## START DATA SHOWN

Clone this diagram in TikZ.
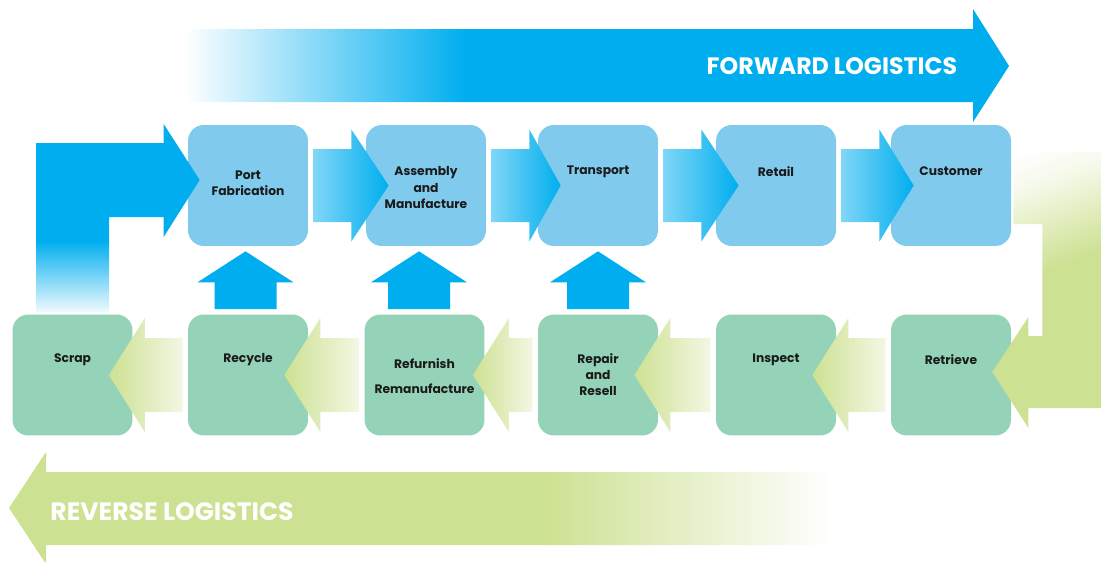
\documentclass[tikz,border=0pt]{standalone}
\usepackage{fontspec}
\setmainfont{Poppins}
\usetikzlibrary{positioning, calc}

\definecolor{fwdblue}{HTML}{00AEEF}
\definecolor{topfill}{HTML}{80CBED}
\definecolor{botfill}{HTML}{94D3B7}
\definecolor{revgreen}{HTML}{CDE192}
\definecolor{labeltext}{HTML}{1A1A1A}

% fades (the middle 25bp--75bp is what covers a path)
\pgfdeclarehorizontalshading{fwdfade}{100bp}{color(0bp)=(white); color(25bp)=(white); color(42bp)=(fwdblue); color(100bp)=(fwdblue)}
\pgfdeclarehorizontalshading{revfade}{100bp}{color(0bp)=(revgreen); color(57.5bp)=(revgreen); color(75bp)=(white); color(100bp)=(white)}
\pgfdeclareverticalshading{scrapfade}{100bp}{color(0bp)=(fwdblue!6); color(25bp)=(fwdblue!6); color(44bp)=(fwdblue); color(100bp)=(fwdblue)}
\pgfdeclareverticalshading{custfade}{100bp}{color(0bp)=(revgreen); color(54bp)=(revgreen); color(72bp)=(white!80!revgreen); color(80bp)=(white); color(100bp)=(white)}

% block arrow, left box #1 to right box #2
\newcommand{\fwdarrow}[2]{%
  \shade[left color=fwdblue!50!white, middle color=fwdblue, right color=fwdblue]
    ($(#1.east)+(5,-36.5)$) -- ($(#1.east)+(43,-36.5)$) -- ($(#1.east)+(43,-56)$)
    -- ($(#2.west)+(23,0)$)
    -- ($(#1.east)+(43,56)$) -- ($(#1.east)+(43,36.5)$) -- ($(#1.east)+(5,36.5)$) -- cycle;}

% block arrow, right box #2 to left box #3, tip #1 inside #3
\newcommand{\revarrow}[3][24]{%
  \shade[left color=revgreen, middle color=revgreen, right color=revgreen!25!white]
    ($(#2.west)+(-5,-37)$) -- ($(#3.east)+(36-#1,-37)$) -- ($(#3.east)+(36-#1,-57)$)
    -- ($(#3.east)+(-#1,0)$)
    -- ($(#3.east)+(36-#1,57)$) -- ($(#3.east)+(36-#1,37)$) -- ($(#2.west)+(-5,37)$) -- cycle;}

% block arrow, bottom box #2 up to top box #3, shifted by #1
\newcommand{\upblock}[3][0]{%
  \fill[fwdblue]
    ($(#2.north)+(#1-31,-5)$) -- ($(#3.south -| #2.north)+(#1-31,36)$) -- ($(#3.south -| #2.north)+(#1-48,36)$)
    -- ($(#3.south -| #2.north)+(#1,5)$)
    -- ($(#3.south -| #2.north)+(#1+48,36)$) -- ($(#3.south -| #2.north)+(#1+31,36)$) -- ($(#2.north)+(#1+31,-5)$) -- cycle;}

\begin{document}
\begin{tikzpicture}[x=0.02cm, y=-0.02cm,
    box/.style={rounded corners=9pt, minimum width=2.4cm, minimum height=2.42cm, inner sep=0pt},
    fwdbox/.style={box, fill=topfill},
    revbox/.style={box, fill=botfill},
    lbl/.style={text=labeltext, align=center, inner sep=0pt, font=\bfseries\fontsize{7}{9.2}\selectfont},
    title/.style={text=white, inner sep=0pt, font=\bfseries\fontsize{13.5}{16}\selectfont}
  ]
  \useasboundingbox (0,0) rectangle (1101,561);

  % banners
  \shade[shading=fwdfade] (185,29) -- (973,29) -- (973,9) -- (1009,66) -- (973,122) -- (973,102) -- (185,102) -- cycle;
  \node[title] (fwdtitle) at (832,66) {FORWARD LOGISTICS};

  \shade[shading=revfade] (833,472) -- (46,472) -- (46,452) -- (9,508) -- (46,564) -- (46,545) -- (833,545) -- cycle;
  \node[title, font=\bfseries\fontsize{14.3}{17}\selectfont] (revtitle) at (172,512) {REVERSE LOGISTICS};

  % boxes
  \node[fwdbox] (port) at (248,185.5) {};
  \node[fwdbox] (assem) at (426,185.5) {};
  \node[fwdbox] (transp) at (598,185.5) {};
  \node[fwdbox] (retail) at (776,185.5) {};
  \node[fwdbox] (cust) at (951,185.5) {};

  \node[revbox] (scrap) at (72.5,375) {};
  \node[revbox] (recyc) at (248,375) {};
  \node[revbox] (refurb) at (424.5,375) {};
  \node[revbox] (repair) at (598,375) {};
  \node[revbox] (inspect) at (776,375) {};
  \node[revbox] (retriev) at (951,375) {};

  % scrap back into the forward chain
  \shade[shading=scrapfade] ($(scrap.north)+(-36.5,-2)$) -- ($(scrap.north |- port.west)+(-36.5,-42.5)$)
    -- ($(port.west)+(-24,-42.5)$) -- ($(port.west)+(-24,-61.5)$) -- ($(port.west)+(12,-5.5)$)
    -- ($(port.west)+(-24,51.5)$) -- ($(port.west)+(-24,31.5)$) -- ($(scrap.north |- port.west)+(36.5,31.5)$)
    -- ($(scrap.north)+(36.5,-2)$) -- cycle;

  % customer round to retrieve
  \shade[shading=custfade, shading angle=20]
    ($(cust.east)+(2,-33.5)$) -- ($(cust.east)+(90,-33.5)$) -- ($(retriev.east)+(90,33)$)
    -- ($(retriev.east)+(17,33)$) -- ($(retriev.east)+(17,53)$) -- ($(retriev.east)+(-19,-3)$)
    -- ($(retriev.east)+(17,-58)$) -- ($(retriev.east)+(17,-39)$) -- ($(retriev.east)+(31,-39)$)
    -- ($(cust.east)+(31,38.5)$) -- ($(cust.east)+(2,38.5)$) -- cycle;

  \fwdarrow{port}{assem}
  \fwdarrow{assem}{transp}
  \fwdarrow{transp}{retail}
  \fwdarrow{retail}{cust}

  \revarrow{recyc}{scrap}
  \revarrow{refurb}{recyc}
  \revarrow[12]{repair}{refurb}
  \revarrow{inspect}{repair}
  \revarrow{retriev}{inspect}

  \upblock[-2.5]{recyc}{port}
  \upblock[-5.5]{refurb}{assem}
  \upblock{repair}{transp}

  % labels
  \node[lbl] (port-t) at ($(port.center)+(0,-2)$) {Port\\Fabrication};
  \node[lbl] (assem-t) at ($(assem.center)+(0,2)$) {Assembly\\and\\Manufacture};
  \node[lbl] (transp-t) at ($(transp.center)+(0,-13.5)$) {Transport};
  \node[lbl] (retail-t) at ($(retail.center)+(0,-14)$) {Retail};
  \node[lbl] (cust-t) at ($(cust.center)+(0,-14)$) {Customer};

  \node[lbl] (scrap-t) at ($(scrap.center)+(0,-15)$) {Scrap};
  \node[lbl] (recyc-t) at ($(recyc.center)+(0,-15)$) {Recycle};
  \node[lbl] (refurb-t) at ($(refurb.center)+(0,1.5)$) {Refurnish\\[5pt]Remanufacture};
  \node[lbl] (repair-t) at ($(repair.center)+(0,-0.5)$) {Repair\\and\\Resell};
  \node[lbl] (inspect-t) at ($(inspect.center)+(0,-15.5)$) {Inspect};
  \node[lbl] (retriev-t) at ($(retriev.center)+(0,-15.5)$) {Retrieve};
\end{tikzpicture}
\end{document}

## END DATA SHOWN

PROBLEM:
Restate the entire listing word for word, excluding pictures.

PROBLEM SOLUTION:
Clone this diagram in TikZ.
\documentclass[tikz,border=0pt]{standalone}
\usepackage{fontspec}
\setmainfont{Poppins}
\usetikzlibrary{positioning, calc}

\definecolor{fwdblue}{HTML}{00AEEF}
\definecolor{topfill}{HTML}{80CBED}
\definecolor{botfill}{HTML}{94D3B7}
\definecolor{revgreen}{HTML}{CDE192}
\definecolor{labeltext}{HTML}{1A1A1A}

% fades (the middle 25bp--75bp is what covers a path)
\pgfdeclarehorizontalshading{fwdfade}{100bp}{color(0bp)=(white); color(25bp)=(white); color(42bp)=(fwdblue); color(100bp)=(fwdblue)}
\pgfdeclarehorizontalshading{revfade}{100bp}{color(0bp)=(revgreen); color(57.5bp)=(revgreen); color(75bp)=(white); color(100bp)=(white)}
\pgfdeclareverticalshading{scrapfade}{100bp}{color(0bp)=(fwdblue!6); color(25bp)=(fwdblue!6); color(44bp)=(fwdblue); color(100bp)=(fwdblue)}
\pgfdeclareverticalshading{custfade}{100bp}{color(0bp)=(revgreen); color(54bp)=(revgreen); color(72bp)=(white!80!revgreen); color(80bp)=(white); color(100bp)=(white)}

% block arrow, left box #1 to right box #2
\newcommand{\fwdarrow}[2]{%
  \shade[left color=fwdblue!50!white, middle color=fwdblue, right color=fwdblue]
    ($(#1.east)+(5,-36.5)$) -- ($(#1.east)+(43,-36.5)$) -- ($(#1.east)+(43,-56)$)
    -- ($(#2.west)+(23,0)$)
    -- ($(#1.east)+(43,56)$) -- ($(#1.east)+(43,36.5)$) -- ($(#1.east)+(5,36.5)$) -- cycle;}

% block arrow, right box #2 to left box #3, tip #1 inside #3
\newcommand{\revarrow}[3][24]{%
  \shade[left color=revgreen, middle color=revgreen, right color=revgreen!25!white]
    ($(#2.west)+(-5,-37)$) -- ($(#3.east)+(36-#1,-37)$) -- ($(#3.east)+(36-#1,-57)$)
    -- ($(#3.east)+(-#1,0)$)
    -- ($(#3.east)+(36-#1,57)$) -- ($(#3.east)+(36-#1,37)$) -- ($(#2.west)+(-5,37)$) -- cycle;}

% block arrow, bottom box #2 up to top box #3, shifted by #1
\newcommand{\upblock}[3][0]{%
  \fill[fwdblue]
    ($(#2.north)+(#1-31,-5)$) -- ($(#3.south -| #2.north)+(#1-31,36)$) -- ($(#3.south -| #2.north)+(#1-48,36)$)
    -- ($(#3.south -| #2.north)+(#1,5)$)
    -- ($(#3.south -| #2.north)+(#1+48,36)$) -- ($(#3.south -| #2.north)+(#1+31,36)$) -- ($(#2.north)+(#1+31,-5)$) -- cycle;}

\begin{document}
\begin{tikzpicture}[x=0.02cm, y=-0.02cm,
    box/.style={rounded corners=9pt, minimum width=2.4cm, minimum height=2.42cm, inner sep=0pt},
    fwdbox/.style={box, fill=topfill},
    revbox/.style={box, fill=botfill},
    lbl/.style={text=labeltext, align=center, inner sep=0pt, font=\bfseries\fontsize{7}{9.2}\selectfont},
    title/.style={text=white, inner sep=0pt, font=\bfseries\fontsize{13.5}{16}\selectfont}
  ]
  \useasboundingbox (0,0) rectangle (1101,561);

  % banners
  \shade[shading=fwdfade] (185,29) -- (973,29) -- (973,9) -- (1009,66) -- (973,122) -- (973,102) -- (185,102) -- cycle;
  \node[title] (fwdtitle) at (832,66) {FORWARD LOGISTICS};

  \shade[shading=revfade] (833,472) -- (46,472) -- (46,452) -- (9,508) -- (46,564) -- (46,545) -- (833,545) -- cycle;
  \node[title, font=\bfseries\fontsize{14.3}{17}\selectfont] (revtitle) at (172,512) {REVERSE LOGISTICS};

  % boxes
  \node[fwdbox] (port) at (248,185.5) {};
  \node[fwdbox] (assem) at (426,185.5) {};
  \node[fwdbox] (transp) at (598,185.5) {};
  \node[fwdbox] (retail) at (776,185.5) {};
  \node[fwdbox] (cust) at (951,185.5) {};

  \node[revbox] (scrap) at (72.5,375) {};
  \node[revbox] (recyc) at (248,375) {};
  \node[revbox] (refurb) at (424.5,375) {};
  \node[revbox] (repair) at (598,375) {};
  \node[revbox] (inspect) at (776,375) {};
  \node[revbox] (retriev) at (951,375) {};

  % scrap back into the forward chain
  \shade[shading=scrapfade] ($(scrap.north)+(-36.5,-2)$) -- ($(scrap.north |- port.west)+(-36.5,-42.5)$)
    -- ($(port.west)+(-24,-42.5)$) -- ($(port.west)+(-24,-61.5)$) -- ($(port.west)+(12,-5.5)$)
    -- ($(port.west)+(-24,51.5)$) -- ($(port.west)+(-24,31.5)$) -- ($(scrap.north |- port.west)+(36.5,31.5)$)
    -- ($(scrap.north)+(36.5,-2)$) -- cycle;

  % customer round to retrieve
  \shade[shading=custfade, shading angle=20]
    ($(cust.east)+(2,-33.5)$) -- ($(cust.east)+(90,-33.5)$) -- ($(retriev.east)+(90,33)$)
    -- ($(retriev.east)+(17,33)$) -- ($(retriev.east)+(17,53)$) -- ($(retriev.east)+(-19,-3)$)
    -- ($(retriev.east)+(17,-58)$) -- ($(retriev.east)+(17,-39)$) -- ($(retriev.east)+(31,-39)$)
    -- ($(cust.east)+(31,38.5)$) -- ($(cust.east)+(2,38.5)$) -- cycle;

  \fwdarrow{port}{assem}
  \fwdarrow{assem}{transp}
  \fwdarrow{transp}{retail}
  \fwdarrow{retail}{cust}

  \revarrow{recyc}{scrap}
  \revarrow{refurb}{recyc}
  \revarrow[12]{repair}{refurb}
  \revarrow{inspect}{repair}
  \revarrow{retriev}{inspect}

  \upblock[-2.5]{recyc}{port}
  \upblock[-5.5]{refurb}{assem}
  \upblock{repair}{transp}

  % labels
  \node[lbl] (port-t) at ($(port.center)+(0,-2)$) {Port\\Fabrication};
  \node[lbl] (assem-t) at ($(assem.center)+(0,2)$) {Assembly\\and\\Manufacture};
  \node[lbl] (transp-t) at ($(transp.center)+(0,-13.5)$) {Transport};
  \node[lbl] (retail-t) at ($(retail.center)+(0,-14)$) {Retail};
  \node[lbl] (cust-t) at ($(cust.center)+(0,-14)$) {Customer};

  \node[lbl] (scrap-t) at ($(scrap.center)+(0,-15)$) {Scrap};
  \node[lbl] (recyc-t) at ($(recyc.center)+(0,-15)$) {Recycle};
  \node[lbl] (refurb-t) at ($(refurb.center)+(0,1.5)$) {Refurnish\\[5pt]Remanufacture};
  \node[lbl] (repair-t) at ($(repair.center)+(0,-0.5)$) {Repair\\and\\Resell};
  \node[lbl] (inspect-t) at ($(inspect.center)+(0,-15.5)$) {Inspect};
  \node[lbl] (retriev-t) at ($(retriev.center)+(0,-15.5)$) {Retrieve};
\end{tikzpicture}
\end{document}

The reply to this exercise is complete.